Technology, Big Data

Why Big Data Means a Big Year for Hadoop

Blog-post ,

By Michael Friedenberg

CIO — You can't have a conversation in today's business technology world without touching on the topic of big data.

Simply put, it's about data sets so large—in volume, velocity and variety—that they're impossible to manage with conventional database tools. In 2011, our global output of data was estimated at 1.8 zettabytes (each zettabyte equals 1 billion terabytes). Even more staggering is the widely quoted estimate that 90 percent of the data in the world was created within the past two years.

Behind this explosive growth in data, of course, is the world of unstructured data. At last year's HP Discover Conference, Mike Lynch, executive vice president of information management and CEO of Autonomy, talked about the huge spike in the generation of unstructured data. He said the IT world is moving away from structured, machine-friendly information (managed in rows and columns) and toward the more human-friendly, unstructured data that originates from sources as varied as e-mail and social media and that includes not just words and numbers but also video, audio and images.

Given the rise of big data, I'm sure you're hearing the buzz around Apache Hadoop, the software framework that supports data-intensive distributed applications under a free license.

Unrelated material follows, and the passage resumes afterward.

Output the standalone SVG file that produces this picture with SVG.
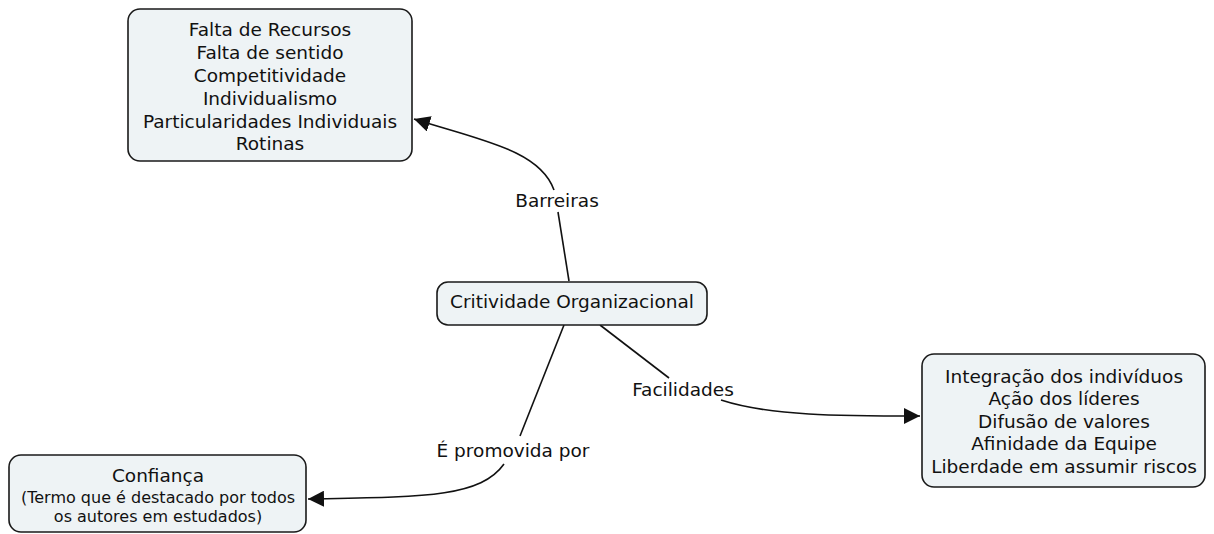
<svg xmlns="http://www.w3.org/2000/svg" width="1214" height="534" viewBox="0 0 1214 534">
<defs>
<style>
.box{fill:#eef3f5;stroke:#1a1a1a;stroke-width:1.6}
.t{font-family:"DejaVu Sans",Verdana,sans-serif;font-size:18.5px;fill:#111;text-anchor:middle}
.s{font-size:16px}
.c{fill:none;stroke:#111;stroke-width:1.6}
</style>
<marker id="ar" viewBox="0 0 10 10" refX="10" refY="5" markerWidth="16" markerHeight="16" markerUnits="userSpaceOnUse" orient="auto">
<path d="M0,0 L10,5 L0,10 z" fill="#111"/>
</marker>
</defs>
<rect width="1214" height="534" fill="#fff"/>
<g id="connectors">
<path class="c" d="M569,281 L558,212"/>
<path class="c" d="M554,190 C540,150 480,140 414,119" marker-end="url(#ar)"/>
<path class="c" d="M564,325 L520,436"/>
<path class="c" d="M504,464 C480,498 420,497 308,499" marker-end="url(#ar)"/>
<path class="c" d="M600,325 L669,378"/>
<path class="c" d="M721,400 C770,416 840,416 920,416" marker-end="url(#ar)"/>
</g>
<g id="lbl-barreiras"><text class="t" x="557" y="207">Barreiras</text></g>
<g id="lbl-promovida"><text class="t" x="513" y="457">É promovida por</text></g>
<g id="lbl-facilidades"><text class="t" x="683" y="396">Facilidades</text></g>
<g id="n-barreiras">
<rect class="box" x="128" y="9" width="284" height="152" rx="12"/>
<text class="t" x="270" y="36">Falta de Recursos</text>
<text class="t" x="270" y="59">Falta de sentido</text>
<text class="t" x="270" y="82">Competitividade</text>
<text class="t" x="270" y="105">Individualismo</text>
<text class="t" x="270" y="128">Particularidades Individuais</text>
<text class="t" x="270" y="150">Rotinas</text>
</g>
<g id="n-central">
<rect class="box" x="437" y="282" width="270" height="43" rx="11"/>
<text class="t" x="572" y="308">Critividade Organizacional</text>
</g>
<g id="n-facilidades">
<rect class="box" x="922" y="354" width="283" height="133" rx="12"/>
<text class="t" x="1064" y="383">Integração dos indivíduos</text>
<text class="t" x="1064" y="405">Ação dos líderes</text>
<text class="t" x="1064" y="428">Difusão de valores</text>
<text class="t" x="1064" y="450">Afinidade da Equipe</text>
<text class="t" x="1064" y="473">Liberdade em assumir riscos</text>
</g>
<g id="n-confianca">
<rect class="box" x="9" y="455" width="297" height="77" rx="12"/>
<text class="t" x="158" y="482">Confiança</text>
<text class="t s" x="158" y="503">(Termo que é destacado por todos</text>
<text class="t s" x="158" y="522">os autores em estudados)</text>
</g>
</svg>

It enables applications to work with thousands of nodes and petabytes (a thousand terabytes) of data. It certainly looks like the Holy Grail for organizing unstructured data, so it's no wonder everyone is jumping on this bandwagon. A quick Web search will show you that in just the past few months, companies including EMC, Microsoft, IBM, Oracle, Informatica, HP, Dell and Cloudera (to name a few) have adopted this software framework.

What I find even more notable is that companies such as Yahoo, Amazon, comScore and AOL have turned to Hadoop to both scale their businesses and lower storage costs.

According to some recent research from Infineta Systems, a WAN optimization startup, traditional data storage runs $5 per gigabyte, but storing the same data costs about 25 cents per gigabyte using Hadoop.

That's one number any CEO will remember.

So get ready for Hadoopalooza 2012. I'd love to hear what you're doing to tackle big data storage, so please drop me a line anytime.

Michael Friedenberg is the president and CEO of CIO magazine's parent company, IDG Enterprise. Email him at mfriedenberg@cxo.com.

 

(3) (3)

Discussion
Would you like to comment on this content? Log in or Register.
pcalento
Paul Calento 256 Points | Wed, 02/29/2012 - 17:40

Have no doubt that Big Data is a top trend driving IT investment, but outside of media/vendor/analyst circles the folks not talking about it are the IT leaders driving the trend. As an example, early in February, I started two conversations on LinkedIn: Hadoop-centric (at CIO Forum) and Big Data-centric (at CIO Network). Neither generated ant response. This is not the case with many other topics including cloud computing, CIO management, BYOD/personal device use/consumerization etc. Is there a vocabularly breakdown as it applies to Big Data?

--Paul Calento

(note: I work on projects sponsored by EnterpriseCIOForum.com and HP)

Goddardd
Doug Goddard 122 Points | Tue, 02/07/2012 - 15:15

" He said the IT world is moving away from structured, machine-friendly information (managed in rows and columns) and toward the more human-friendly, unstructured data that originates from sources as varied as e-mail and social media and that includes not just words and numbers but also video, audio and images."

 

That may be true for unstructured data related applications.  However, I don't think it is true when it comes to transaction-oriented applications, where 24-hour uptime and data integrity is demanded at a concurrency level. Old world relational databases are certainly not capable of handling the demands of the unstructured world but neither are the NOSQL databases showing a capacity for handling business oriented transaction systems. Once organizations start trying to use NOSQL data stores for transaction applications I'm certain there will be great nostalgia for something like SQL and the ACID model again; as the alternative will be to program all that stuff in the client applications. We are already seeing new relational databases emerge, architected for the big data world and data consistency, both.  

jdodge
John Dodge 1332 Points | Tue, 02/07/2012 - 17:49

There's tons of both and always will be....it's just that volumes of unstructured data will grow much faster....in part, because we thought it was useless and now see it as an asset to be mined. It was never really counted before except by capacity planners. And there's just more and more of it every second of every day, thanks to social media, video etc....

When does unstructureed get pushed into the background? Does it ever get pushed into the background (aka archived)?  

pearl
Pearl Zhu 89 Points | Mon, 02/06/2012 - 18:14

Hi, Michael, excellent blog about Big Data, also like a few statistics you put there, the data growth fact and the storage cost perspective, now big data becomes the significant part of organization's data life cycle management, from data storage, to data quality/integrity, data security and data analytics, it's both opportunies and risks, the right talent with holy spirit, the holy grail platform & process, and the cuttign-edge technology may just need get united to tame the beast, and see through the data to perceive the optimize prodcuts/services, the business trend and the better world. thanks.